When it comes to the acquisition of wealth, an entirely different view exists:

Individuals want to get rich, only envious liberals and socialists want to prevent this. No matter how much the unrestrained pursuit of wealth may harm the common good, none of this matters. The effects of wage stagnation on marriages and families, the devastation of neighborhoods and cities by companies moving abroad simply in order to get the highest return on their investment with no regard for society—none of this matters. From being zealous for the common good and ready to place all manner of restraints on human conduct in the sexual realm, conservatives run to the other extreme and embrace a policy of laissez-faire when it comes to money. They even invent an ideology that pretends that the pursuit of private wealth somehow redounds to the benefit of all, despite much experience showing the falsity of this. It is hard to understand how conservatives do not see, or profess not to see, that the unrestrained and anti-social pursuit of money can do as much harm to the social fabric as the unrestrained pursuit of sexual pleasure. But conservatives do not see this. A disordered notion of freedom constitutes almost their entire approach to economic morality.

This contradiction is one of the reasons that I find it incredibly difficult to give my vote to either party. In reality, both of these political groupings represent values that I find to be profoundly at odds with both the teachings of Christ, the testimony of Scripture, and the reflections of the Church on ethical matters.

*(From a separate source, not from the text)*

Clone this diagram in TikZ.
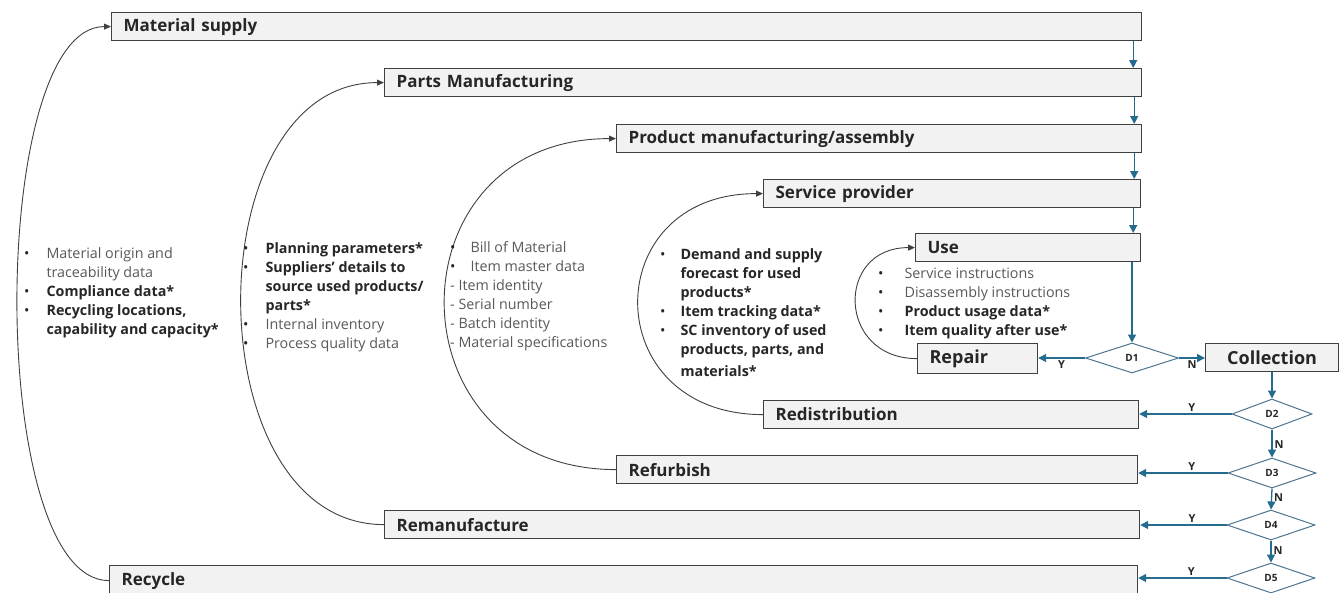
\documentclass[tikz,border=0pt]{standalone}
\usepackage{fontspec}
\setmainfont{Open Sans}
\usetikzlibrary{shapes.geometric,arrows.meta}

\definecolor{boxfill}{HTML}{F2F2F2}
\definecolor{boxline}{HTML}{404040}
\definecolor{flowblue}{HTML}{236C8E}
\definecolor{diamline}{HTML}{4D7590}
\definecolor{txtgray}{HTML}{595959}
\definecolor{txtdark}{HTML}{262626}

\newcommand{\hl}[1]{\textcolor{txtdark}{\textbf{#1}}}
\newcommand{\dotmark}{\textcolor{txtdark}{\textbullet}}

\tikzset{
  stage/.style={draw=boxline, line width=1.2pt, fill=boxfill, anchor=north west,
    minimum height=28pt, inner xsep=12pt, inner ysep=0pt, text width=#1,
    align=left, text=txtdark, font=\fontsize{17}{19}\selectfont\bfseries},
  decision/.style={diamond, draw=diamline, line width=1pt, fill=white, inner sep=0pt,
    minimum width=88pt, minimum height=30pt, text=txtdark,
    font=\fontsize{10}{12}\selectfont\bfseries},
  flow/.style={draw=flowblue, line width=1.3pt, -{Triangle[length=8pt,width=8pt]}},
  feedback/.style={draw=boxline, line width=0.9pt, -{Triangle[length=7pt,width=6pt]}},
  yn/.style={text=txtdark, font=\fontsize{11}{12}\selectfont\bfseries, inner sep=2pt},
  notes/.style={anchor=north west, inner sep=0pt, text=txtgray,
    font=\fontsize{14.3}{19}\selectfont},
}

\begin{document}
\begin{tikzpicture}[x=1pt,y=-1pt]
\fill[white] (0,0) rectangle (1343,592);
\useasboundingbox (0,0) rectangle (1343,592);

% forward chain of stages
\node[stage=1006pt] (ms)  at (111,12)  {Material supply};
\node[stage=733pt]  (pm)  at (384,68)  {Parts Manufacturing};
\node[stage=501pt]  (pa)  at (616,124) {Product manufacturing/assembly};
\node[stage=353pt]  (sp)  at (763,179) {Service provider};
\node[stage=201pt]  (use) at (915,233) {Use};

% end-of-use stages
\node[stage=96pt, minimum height=30pt, font=\fontsize{18}{20}\selectfont\bfseries]
     (repair) at (917,343) {Repair};
\node[stage=109pt, align=center, font=\fontsize{18}{20}\selectfont\bfseries]
     (coll) at (1205,343) {Collection};
\node[stage=351pt] (redis) at (763,400) {Redistribution};
\node[stage=497pt] (refb)  at (616,455) {Refurbish};
\node[stage=731pt] (reman) at (384,510) {Remanufacture};
\node[stage=1004pt, minimum height=30pt] (recy) at (109,565) {Recycle};

% decisions
\node[decision, minimum width=93pt] (d1) at (1132,358) {D1};
\node[decision, minimum width=80pt] (d2) at (1272,414) {D2};
\node[decision] (d3) at (1272,473) {D3};
\node[decision] (d4) at (1271,525) {D4};
\node[decision] (d5) at (1271,578) {D5};

% downward flow along the chain
\coordinate (a1) at ([xshift=-9pt]ms.south east);
\coordinate (a2) at ([xshift=-8pt]pm.south east);
\coordinate (a3) at ([xshift=-8pt]pa.south east);
\coordinate (a4) at ([xshift=-8pt]sp.south east);
\draw[flow] (a1) -- (a1 |- pm.north);
\draw[flow] (a2) -- (a2 |- pa.north);
\draw[flow] (a3) -- (a3 |- sp.north);
\draw[flow] (a4) -- (a4 |- use.north);
\draw[flow] (d1.north |- use.south) -- (d1.north);

% decision branches
\draw[flow] (d1.west) -- node[yn, below] {Y} (repair.east |- d1.west);
\draw[flow] (d1.east) -- node[yn, below] {N} (coll.west |- d1.east);
\draw[flow] (coll.south -| d2.north) -- (d2.north);
\draw[flow] (d2.west) -- node[yn, above, pos=0.43] {Y} (redis.east |- d2.west);
\draw[flow] (d2.south) -- node[yn, right, pos=0.55] {N} (d3.north);
\draw[flow] (d3.west) -- node[yn, above, pos=0.4] {Y} (refb.east |- d3.west);
\draw[flow] (d3.south) -- node[yn, right, pos=0.45] {N} (d4.north);
\draw[flow] (d4.west) -- node[yn, above, pos=0.4] {Y} (reman.east |- d4.west);
\draw[flow] (d4.south) -- node[yn, right, pos=0.45] {N} (d5.north);
\draw[flow] (d5.west) -- node[yn, above, pos=0.4] {Y} (recy.east |- d5.west);

% loops back to the matching forward stage
\draw[feedback] (recy.west)   .. controls +(-123,0) and +(-123,0) .. (ms.west);
\draw[feedback] (reman.west)  .. controls +(-190,0) and +(-190,0) .. (pm.west);
\draw[feedback] (refb.west)   .. controls +(-228,0) and +(-228,0) .. (pa.west);
\draw[feedback] (redis.west)  .. controls +(-166,0) and +(-166,0) .. (sp.west);
\draw[feedback] (repair.west) .. controls +(-80,0)  and +(-80,0)  .. (use.west);

% data carried by each loop
\node[notes] (n1) at (24,245) {%
\begin{tabular}{@{}l@{\hspace{17pt}}l@{}}
\dotmark & Material origin and\\
         & traceability data\\
\dotmark & \hl{Compliance data*}\\
\dotmark & \hl{Recycling locations,}\\
         & \hl{capability and capacity*}
\end{tabular}};

\node[notes] (n2) at (243,240) {%
\begin{tabular}{@{}l@{\hspace{17pt}}l@{}}
\dotmark & \hl{Planning parameters*}\\
\dotmark & \hl{Suppliers' details to}\\
         & \hl{source used products/}\\
         & \hl{parts*}\\
\dotmark & Internal inventory\\
\dotmark & Process quality data
\end{tabular}};

\node[notes] (n3) at (450,239) {%
\begin{tabular}{@{}l@{\hspace{15pt}}l@{}}
\dotmark & Bill of Material\\
\dotmark & Item master data\\
\multicolumn{2}{@{}l@{}}{- Item identity}\\
\multicolumn{2}{@{}l@{}}{- Serial number}\\
\multicolumn{2}{@{}l@{}}{- Batch identity}\\
\multicolumn{2}{@{}l@{}}{- Material specifications}
\end{tabular}};

\node[notes] (n4) at (660,246) {%
\begin{tabular}{@{}l@{\hspace{15pt}}l@{}}
\dotmark & \hl{Demand and supply}\\
         & \hl{forecast for used}\\
         & \hl{products*}\\
\dotmark & \hl{Item tracking data*}\\
\dotmark & \hl{SC inventory of used}\\
         & \hl{products, parts, and}\\[3pt]
         & \hl{materials*}
\end{tabular}};

\node[notes] (n5) at (878,265) {%
\begin{tabular}{@{}l@{\hspace{21pt}}l@{}}
\dotmark & Service instructions\\
\dotmark & Disassembly instructions\\
\dotmark & \hl{Product usage data*}\\
\dotmark & \hl{Item quality after use*}
\end{tabular}};
\end{tikzpicture}
\end{document}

It is possible that, for the first time since I have been eligible to vote, I may this year refrain from doing so as a form of protest. It is difficult to cast a ballot and thereby affirm either the twisted machinations of a party obsessed with the devilish teaching of Ayn Rand or to a party so committed to sexual libertinism that it is willing to harm the very most vulnerable of those among us. What will it be? Will you choose Ayn Rand or Simone de Beauvoir?

What do you think? How do you reconcile the inherent tension in voting?